In fact, the differences between the two involve few great divisions over policy. Gore is neither so flawed, nor Bradley so virtuous, as to offer a clear choice on that basis.
No, the quarrel between these two Democrats, as it has taken on an increasingly petty and bickering tone in recent weeks, has really been more about someone who rarely gets mentioned by name -- President Bill Clinton.
Bradley's high-flown rhetoric may have inspired idealistic activists within the party, but his candidacy is rooted in something quite different -- the bitter dissatisfaction long harbored toward the Clinton White House by the ex-senator and some of his former colleagues on Capitol Hill -- most notably Sen. Daniel Patrick Moynihan of New York and Sen. Bob Kerrey of Nebraska.
These are the Democrats who, like most Republicans, never were able to accept the legitimacy of Bill Clinton's presidency, and who accordingly seized every opportunity to denigrate him. It may not be a coincidence that all of them obviously believe that they would have been more fit to occupy the Oval Office than the man chosen by the voters.
Indeed, Kerrey and Moynihan never quite recovered from the Nebraskan's resounding defeat by Clinton eight years ago. As a loyal associate of the president and his anointed heir, Gore therefore excites the same fury from this little Senate clique that he evokes among a media elite that still yearns for the president's scalp.
With the emergence of Bradley as their champion this election cycle, these old Clinton enemies saw a final opportunity to vanquish a president they have always despised.
Nowadays the Senate's rump faction of disgruntled Democrats could travel in a compact car, and it is scheduled to disappear almost entirely by next January, when both Moynihan and Kerrey retire. But they have enjoyed a disproportionate influence up until now precisely because they are outspoken, vaguely unpredictable and popular with political journalists -- as well as with the president's Republican opponents.
While the senators who support Bradley are no doubt sincere in their dislike of both Clinton and Gore, that isn't quite enough to sustain a campaign for the presidency -- particularly not in a party whose voters are broadly supportive of the Clinton-Gore administration.
Gore himself seems to have finally grasped this reality, despite bad advice from his less-astute advisors earlier on. Ever since he stopped trying to run away from Clinton, accordingly, his poll numbers have risen steadily.

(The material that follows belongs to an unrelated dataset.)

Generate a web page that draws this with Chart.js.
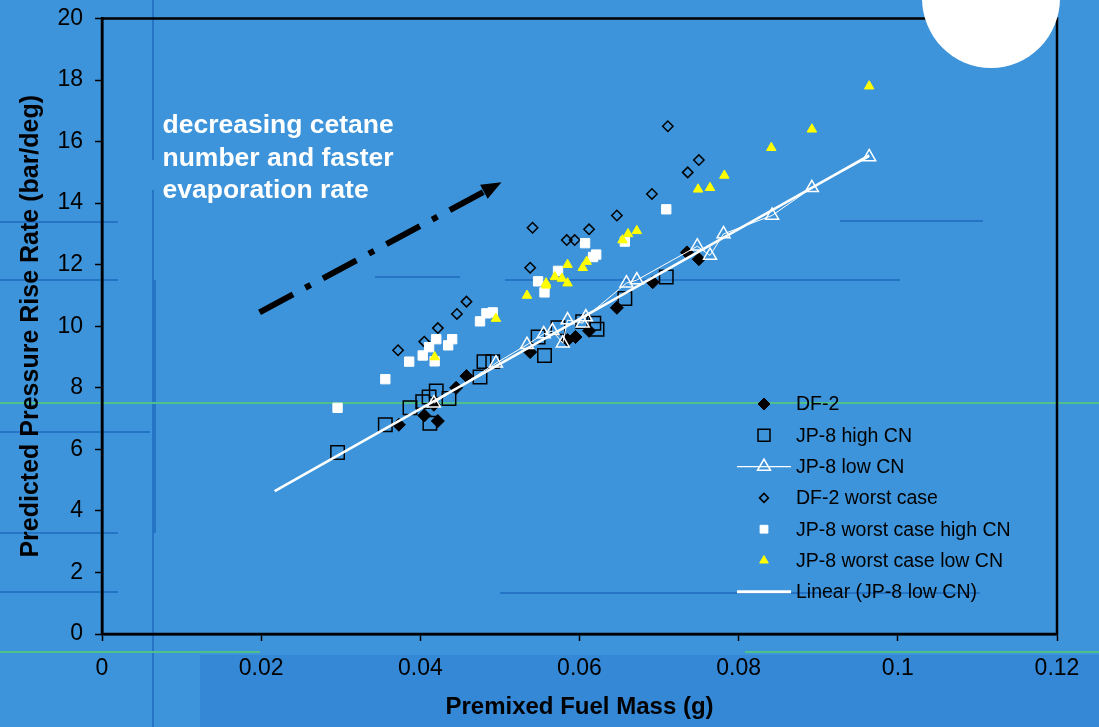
<!DOCTYPE html>
<html>
<head>
<meta charset="utf-8">
<script src="https://cdn.jsdelivr.net/npm/chart.js@4/dist/chart.umd.min.js"></script>
<style>
  body { margin: 0; background: #3d94da; }
  canvas { display: block; }
</style>
</head>
<body>
<canvas id="myChart" width="1099" height="727"></canvas>
<script>
// values
const df2X = [0.0373, 0.0405, 0.0417, 0.0422, 0.0445, 0.0458, 0.0538, 0.0585, 0.0595, 0.0612, 0.0647, 0.0692, 0.0735, 0.0750]
const df2Y = [6.8, 7.1, 7.45, 6.92, 8.0, 8.38, 9.16, 9.55, 9.65, 9.85, 10.6, 11.43, 12.4, 12.18]

const jpHighX = [0.0296, 0.0356, 0.0387, 0.0403, 0.0412, 0.0411, 0.0420, 0.0436, 0.0475, 0.0480, 0.0491, 0.0548, 0.0556, 0.0573, 0.0604, 0.0618, 0.0622, 0.0657, 0.0709]
const jpHighY = [5.9, 6.8, 7.35, 7.55, 6.85, 7.7, 7.9, 7.65, 8.35, 8.85, 8.85, 9.65, 9.05, 9.95, 10.15, 10.1, 9.9, 10.9, 11.6]

const jpLowX = [0.0417, 0.0495, 0.0534, 0.0555, 0.0566, 0.0579, 0.0585, 0.0604, 0.0608, 0.0659, 0.0672, 0.0748, 0.0764, 0.0781, 0.0842, 0.0892, 0.0964]
const jpLowY = [7.5, 8.8, 9.4, 9.75, 9.85, 9.45, 10.2, 10.1, 10.3, 11.4, 11.5, 12.6, 12.3, 13.0, 13.6, 14.5, 15.5]

const df2WorstX = [0.0372, 0.0405, 0.0422, 0.0446, 0.0458, 0.0538, 0.0541, 0.0584, 0.0594, 0.0612, 0.0647, 0.0691, 0.0711, 0.0736, 0.0750]
const df2WorstY = [9.22, 9.5, 9.94, 10.4, 10.8, 11.9, 13.2, 12.8, 12.8, 13.15, 13.6, 14.3, 16.5, 15.0, 15.4]

const jpWorstHighX = [0.0296, 0.0356, 0.0386, 0.0403, 0.0411, 0.0418, 0.0420, 0.0435, 0.0440, 0.0475, 0.0483, 0.0491, 0.0548, 0.0556, 0.0573, 0.0607, 0.0617, 0.0621, 0.0657, 0.0709]
const jpWorstHighY = [7.35, 8.28, 8.85, 9.05, 9.32, 8.86, 9.58, 9.38, 9.58, 10.16, 10.42, 10.45, 11.46, 11.1, 11.8, 12.7, 12.25, 12.33, 12.75, 13.8]

const jpWorstLowX = [0.0418, 0.0495, 0.0534, 0.0558, 0.0569, 0.0558, 0.0578, 0.0585, 0.0585, 0.0604, 0.0609, 0.0654, 0.0661, 0.0672, 0.0749, 0.0764, 0.0782, 0.0841, 0.0892, 0.0964]
const jpWorstLowY = [9.0, 10.25, 11.0, 11.33, 11.6, 11.4, 11.55, 11.4, 12.0, 11.9, 12.1, 12.8, 13.0, 13.1, 14.45, 14.5, 14.9, 15.8, 16.4, 17.8]

// trendline ends (Linear (JP-8 low CN))
const trendX = [0.0217, 0.0964]
const trendY = [4.64, 15.55]

// arrow and note, in data units
const arrowX = [0.0198, 0.0502]
const arrowY = [10.45, 14.68]
const noteLines = ["decreasing cetane", "number and faster", "evaporation rate"]
const noteX = 0.0076
const noteY = 16.27

const xTicks = [0, 0.02, 0.04, 0.06, 0.08, 0.1, 0.12]
const yTicks = [0, 2, 4, 6, 8, 10, 12, 14, 16, 18, 20]

const FONT = "'Liberation Sans', Arial, sans-serif"

function pts(xs, ys) {
    return xs.map((x, i) => ({ x: x, y: ys[i] }))
}

const legendItems = [
    { text: "DF-2", style: "rectRot", r: 6, fill: "#000", stroke: "#000", bw: 1 },
    { text: "JP-8 high CN", style: "rect", r: 8.5, fill: "rgba(0,0,0,0)", stroke: "#000", bw: 1.5 },
    { text: "JP-8 low CN", style: "triangle", r: 7.5, fill: "rgba(0,0,0,0)", stroke: "#fff", bw: 1.5, line: 1.2 },
    { text: "DF-2 worst case", style: "rectRot", r: 4.5, fill: "rgba(0,0,0,0)", stroke: "#000", bw: 1.5 },
    { text: "JP-8 worst case high CN", style: "rect", r: 5.5, fill: "#fff", stroke: "#fff", bw: 1 },
    { text: "JP-8 worst case low CN", style: "triangle", r: 5, fill: "#ffff00", stroke: "#ffff00", bw: 1 },
    { text: "Linear (JP-8 low CN)", style: false, line: 3 }
]

const backdrop = {
    id: "backdrop",
    beforeDraw(chart) {
        const ctx = chart.ctx
        ctx.save()
        ctx.fillStyle = "#3d94da"
        ctx.fillRect(0, 0, chart.width, chart.height)
        ctx.fillStyle = "#3488d6"
        ctx.fillRect(200, 655, chart.width - 200, chart.height - 655)
        // faint template lines of the slide
        ctx.strokeStyle = "rgba(20,90,180,0.55)"
        ctx.lineWidth = 2
        const segs = [[153, 0, 153, 160], [153, 190, 153, 727], [0, 222, 118, 222], [0, 280, 118, 280],
            [0, 432, 150, 432], [0, 533, 118, 533], [0, 592, 118, 592], [375, 277, 460, 277],
            [505, 280, 900, 280], [840, 221, 983, 221], [500, 593, 980, 593], [155, 280, 155, 533]]
        segs.forEach(s => {
            ctx.beginPath()
            ctx.moveTo(s[0], s[1])
            ctx.lineTo(s[2], s[3])
            ctx.stroke()
        })
        ctx.strokeStyle = "#4fbf8c"
        ctx.lineWidth = 2
        ctx.beginPath()
        ctx.moveTo(0, 403)
        ctx.lineTo(chart.width, 403)
        ctx.moveTo(0, 652)
        ctx.lineTo(260, 652)
        ctx.moveTo(745, 652)
        ctx.lineTo(chart.width, 652)
        ctx.stroke()
        ctx.restore()
    },
    beforeDatasetsDraw(chart) {
        const a = chart.chartArea
        const ctx = chart.ctx
        ctx.save()
        ctx.strokeStyle = "#000"
        ctx.lineWidth = 2.5
        ctx.strokeRect(a.left, a.top, a.right - a.left, a.bottom - a.top)
        ctx.restore()
    },
    afterDraw(chart) {
        const ctx = chart.ctx
        const xs = chart.scales.x
        const ys = chart.scales.y

        // dash-dot arrow
        const x0 = xs.getPixelForValue(arrowX[0]), y0 = ys.getPixelForValue(arrowY[0])
        const x1 = xs.getPixelForValue(arrowX[1]), y1 = ys.getPixelForValue(arrowY[1])
        const ang = Math.atan2(y1 - y0, x1 - x0)
        const head = 20
        ctx.save()
        ctx.strokeStyle = "#000"
        ctx.lineWidth = 6
        ctx.setLineDash([38, 14, 6, 14])
        ctx.beginPath()
        ctx.moveTo(x0, y0)
        ctx.lineTo(x1 - head * Math.cos(ang), y1 - head * Math.sin(ang))
        ctx.stroke()
        ctx.setLineDash([])
        ctx.fillStyle = "#000"
        ctx.beginPath()
        ctx.moveTo(x1, y1)
        ctx.lineTo(x1 - head * Math.cos(ang) + 8 * Math.sin(ang), y1 - head * Math.sin(ang) - 8 * Math.cos(ang))
        ctx.lineTo(x1 - head * Math.cos(ang) - 8 * Math.sin(ang), y1 - head * Math.sin(ang) + 8 * Math.cos(ang))
        ctx.closePath()
        ctx.fill()

        // note
        ctx.fillStyle = "#fff"
        ctx.font = "bold 26.5px " + FONT
        ctx.textBaseline = "alphabetic"
        ctx.textAlign = "left"
        const nx = xs.getPixelForValue(noteX)
        const ny = ys.getPixelForValue(noteY)
        noteLines.forEach((t, i) => ctx.fillText(t, nx, ny + i * 32.5))

        // legend inside the plot
        const mx = 764, tx = 796, top = 404, step = 31.3
        ctx.font = "19.5px " + FONT
        ctx.textBaseline = "middle"
        legendItems.forEach((it, i) => {
            const y = top + i * step
            if (it.line) {
                ctx.strokeStyle = "#fff"
                ctx.lineWidth = it.line
                ctx.beginPath()
                ctx.moveTo(737, y)
                ctx.lineTo(791, y)
                ctx.stroke()
            }
            if (it.style) {
                ctx.fillStyle = it.fill
                ctx.strokeStyle = it.stroke
                ctx.lineWidth = it.bw
                Chart.helpers.drawPoint(ctx, { pointStyle: it.style, radius: it.r, rotation: 0, borderWidth: it.bw }, mx, y)
            }
            ctx.fillStyle = "#000"
            ctx.fillText(it.text, tx, y + 1)
        })

        // white disc of the slide template
        ctx.fillStyle = "#fff"
        ctx.beginPath()
        ctx.ellipse(991, -2, 69, 70, 0, 0, Math.PI * 2)
        ctx.fill()
        ctx.restore()
    }
}

function main() {
    const ctx = document.getElementById("myChart")

    new Chart(ctx, {
        type: "scatter",
        data: {
            datasets: [
                {
                    label: "DF-2",
                    data: pts(df2X, df2Y),
                    pointStyle: "rectRot",
                    pointRadius: 6.5,
                    backgroundColor: "#000",
                    borderColor: "#000",
                    pointBorderWidth: 1,
                    order: 7,
                },
                {
                    label: "JP-8 high CN",
                    data: pts(jpHighX, jpHighY),
                    pointStyle: "rect",
                    pointRadius: 9.5,
                    backgroundColor: "rgba(0,0,0,0)",
                    borderColor: "#000",
                    pointBorderWidth: 1.5,
                    order: 6,
                },
                {
                    label: "JP-8 low CN",
                    data: pts(jpLowX, jpLowY),
                    pointStyle: "triangle",
                    pointRadius: 7.5,
                    backgroundColor: "rgba(0,0,0,0)",
                    borderColor: "#fff",
                    pointBorderWidth: 1.5,
                    showLine: true,
                    borderWidth: 1,
                    order: 5,
                },
                {
                    label: "DF-2 worst case",
                    data: pts(df2WorstX, df2WorstY),
                    pointStyle: "rectRot",
                    pointRadius: 5.2,
                    backgroundColor: "rgba(0,0,0,0)",
                    borderColor: "#000",
                    pointBorderWidth: 1.5,
                    order: 4,
                },
                {
                    label: "JP-8 worst case high CN",
                    data: pts(jpWorstHighX, jpWorstHighY),
                    pointStyle: "rect",
                    pointRadius: 6.6,
                    backgroundColor: "#fff",
                    borderColor: "#fff",
                    pointBorderWidth: 1,
                    order: 3,
                },
                {
                    label: "JP-8 worst case low CN",
                    data: pts(jpWorstLowX, jpWorstLowY),
                    pointStyle: "triangle",
                    pointRadius: 5.5,
                    backgroundColor: "#ffff00",
                    borderColor: "#ffff00",
                    pointBorderWidth: 1,
                    order: 2,
                },
                {
                    label: "Linear (JP-8 low CN)",
                    data: pts(trendX, trendY),
                    showLine: true,
                    pointRadius: 0,
                    borderColor: "#fff",
                    borderWidth: 2.5,
                    order: 1,
                },
            ],
        },
        options: {
            responsive: false,
            animation: false,
            devicePixelRatio: 1,
            layout: { padding: { top: 18.5, right: 42, left: 0, bottom: 0 } },
            plugins: {
                legend: { display: false },
                tooltip: { enabled: false },
            },
            scales: {
                x: {
                    type: "linear",
                    min: 0,
                    max: 0.12,
                    afterBuildTicks: s => { s.ticks = xTicks.map(v => ({ value: v })) },
                    afterFit: s => { s.height = 93; s.paddingLeft = 0; s.paddingRight = 0 },
                    ticks: {
                        color: "#000",
                        font: { family: FONT, size: 23 },
                        padding: 14,
                        maxRotation: 0,
                        callback: v => String(Number(v.toFixed(2))),
                    },
                    grid: { drawOnChartArea: false, tickLength: 7, tickColor: "#000", tickWidth: 1.5 },
                    border: { color: "#000", width: 2.5 },
                    title: {
                        display: true,
                        text: "Premixed Fuel Mass (g)",
                        color: "#000",
                        font: { family: FONT, size: 24, weight: "bold" },
                        padding: { top: 0, bottom: 5 },
                    },
                },
                y: {
                    type: "linear",
                    min: 0,
                    max: 20,
                    afterBuildTicks: s => { s.ticks = yTicks.map(v => ({ value: v })) },
                    afterFit: s => { s.width = 102; s.paddingTop = 0; s.paddingBottom = 0 },
                    ticks: {
                        color: "#000",
                        font: { family: FONT, size: 23 },
                        padding: 12,
                    },
                    grid: { drawOnChartArea: false, tickLength: 7, tickColor: "#000", tickWidth: 1.5 },
                    border: { color: "#000", width: 2.5 },
                    title: {
                        display: true,
                        text: "Predicted Pressure Rise Rate (bar/deg)",
                        color: "#000",
                        font: { family: FONT, size: 25, weight: "bold" },
                        padding: { top: 16, bottom: 0 },
                    },
                },
            },
        },
        plugins: [backdrop],
    })
}

document.addEventListener("DOMContentLoaded", main)
</script>
</body>
</html>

The vice president's huge victory in Iowa was a direct result of that change in tone. No doubt Bradley drew comfort from media complaints about the caucuses, which were suddenly dismissed as unrepresentative by certain pundits after he was clobbered there. But he would be better advised to ignore any such rationalizations for his poor performance in a state where he vastly outspent his opponent. The dedicated partisans who attend the cornfield caucuses may be more representative of the Democratic primary electorate than voters in New Hampshire, where independents can cast their votes in either party's contest.
For Bradley, there are serious dangers in the temptation to damage Gore with the embarrassments of the Clinton era. When he resorts to "negative" tactics, he exposes the hollowness of his claim that he is waging a "different kind of campaign." When he denounces the excesses of Democratic fund-raising in 1996, he opens himself to questions about his flirtation with an independent candidacy that year. When he echoes Republican-style attacks on Gore and Clinton, he evokes his own absence from his party's twilight struggle against the Gingrich "revolution."
No one should doubt that Bradley is an honorable man who feels passionately about the issues he says have inspired his decision to embark on an uphill campaign. Win or lose, therefore, he owes himself the dignity of a challenge based on those values -- rather than on old grudges against a president who will soon leave office anyway.